Crianças e adolescentes são ouvidos de modo diferenciado para reduzir os efeitos negativos do depoimento judicial

O Fórum Criminal da Comarca de Rio Branco, instalado em abril de 2007, já possui uma estrutura diferenciada para o atendimento de crianças e adolescentes que precisam ser inquiridos nos processos judiciais, especialmente nos relacionados a abuso sexual.

Trata-se do projeto Depoimento Sem Dano, método através do qual a vítima conversa com uma psicóloga ou assistente social numa sala especial, com decoração diferenciada e brinquedos, ao passo que, na sala de audiência, utilizando equipamentos audiovisuais, juiz, promotor e advogados assistem à entrevista judicial pela televisão. As perguntas podem ser feitas por intermédio da profissional da equipe psicossocial, seguindo uma técnica especialmente elaborada para esse tipo de depoimento.

 

O projeto é uma iniciativa pioneira da 2ª Vara da Infância e da Juventude de Porto Alegre, iniciado em 2003, e hoje difundido em vários Tribunais de Justiça, como São Paulo, Rio de Janeiro, Goiânia, Rondônia e Acre. Países como França, Espanha e Argentina também têm práticas semelhantes nessa área, que já foram inclusive incorporadas à legislação.

No ano de 2006, durante a gestão do Desembargador Samoel Evangelista na Presidência do Tribunal de Justiça do Acre (2005-2007), foi formalizada uma parceria do TJAC com a Secretaria Especial de Direitos Humanos da Presidência da República (SEDH), para dar início ao projeto no Estado.
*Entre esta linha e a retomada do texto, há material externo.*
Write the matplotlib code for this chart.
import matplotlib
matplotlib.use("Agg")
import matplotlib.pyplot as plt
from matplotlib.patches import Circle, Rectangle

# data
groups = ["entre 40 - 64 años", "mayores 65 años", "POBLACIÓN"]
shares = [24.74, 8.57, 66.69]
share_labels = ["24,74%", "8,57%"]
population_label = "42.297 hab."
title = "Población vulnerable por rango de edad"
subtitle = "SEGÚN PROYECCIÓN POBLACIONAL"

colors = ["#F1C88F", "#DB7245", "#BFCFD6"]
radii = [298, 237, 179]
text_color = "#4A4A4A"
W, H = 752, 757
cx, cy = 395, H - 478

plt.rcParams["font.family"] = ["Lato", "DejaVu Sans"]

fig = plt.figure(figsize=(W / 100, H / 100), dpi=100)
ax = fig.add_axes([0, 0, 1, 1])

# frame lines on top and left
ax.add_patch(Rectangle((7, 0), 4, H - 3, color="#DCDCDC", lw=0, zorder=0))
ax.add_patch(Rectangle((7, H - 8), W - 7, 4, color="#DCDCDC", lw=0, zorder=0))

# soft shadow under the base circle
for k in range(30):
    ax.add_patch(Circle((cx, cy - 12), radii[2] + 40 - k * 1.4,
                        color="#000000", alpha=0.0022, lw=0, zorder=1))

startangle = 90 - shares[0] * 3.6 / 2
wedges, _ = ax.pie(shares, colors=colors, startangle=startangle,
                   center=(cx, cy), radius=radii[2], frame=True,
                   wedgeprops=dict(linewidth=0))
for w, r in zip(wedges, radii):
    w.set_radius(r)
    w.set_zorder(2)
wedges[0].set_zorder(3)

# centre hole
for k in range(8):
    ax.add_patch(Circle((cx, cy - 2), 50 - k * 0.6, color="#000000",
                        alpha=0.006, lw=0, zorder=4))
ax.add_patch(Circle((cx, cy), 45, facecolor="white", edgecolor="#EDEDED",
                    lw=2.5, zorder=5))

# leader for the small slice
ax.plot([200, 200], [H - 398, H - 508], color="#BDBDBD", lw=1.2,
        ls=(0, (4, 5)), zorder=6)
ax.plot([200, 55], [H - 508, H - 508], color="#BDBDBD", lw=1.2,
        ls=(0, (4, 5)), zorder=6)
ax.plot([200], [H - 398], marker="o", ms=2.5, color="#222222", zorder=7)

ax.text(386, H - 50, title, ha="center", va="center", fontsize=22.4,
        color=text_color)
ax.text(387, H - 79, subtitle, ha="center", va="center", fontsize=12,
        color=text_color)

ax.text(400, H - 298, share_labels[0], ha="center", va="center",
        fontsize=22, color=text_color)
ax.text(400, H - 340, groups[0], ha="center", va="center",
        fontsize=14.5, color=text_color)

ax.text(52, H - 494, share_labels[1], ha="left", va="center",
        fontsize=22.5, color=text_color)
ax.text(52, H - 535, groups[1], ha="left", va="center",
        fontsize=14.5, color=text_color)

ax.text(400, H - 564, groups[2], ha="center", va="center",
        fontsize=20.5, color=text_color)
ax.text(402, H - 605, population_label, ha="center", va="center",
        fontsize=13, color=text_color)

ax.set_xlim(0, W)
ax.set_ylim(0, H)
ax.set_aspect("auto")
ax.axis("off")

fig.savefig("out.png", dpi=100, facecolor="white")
Isso ocorreu a partir das sugestões da Juíza Maria Tapajós, à época titular da Vara da Infância e da Juventude de Rio Branco, e do Promotor Francisco Maia, que atua na unidade.

Posteriormente, o projeto seguiu na gestão da Desembargadora Izaura Maia (2007-2009), que acompanhou a montagem da estrutura física e dos equipamentos necessários ao seu desenvolvimento. Atualmente, na gestão do Desembargador Pedro Ranzi (2009-2011), o projeto encontra-se em sua última fase de execução, quando acontecerá a capacitação da equipe multiprofissional, juízes, promotores, advogados e funcionários para utilização dos recursos e funcionamento da unidade.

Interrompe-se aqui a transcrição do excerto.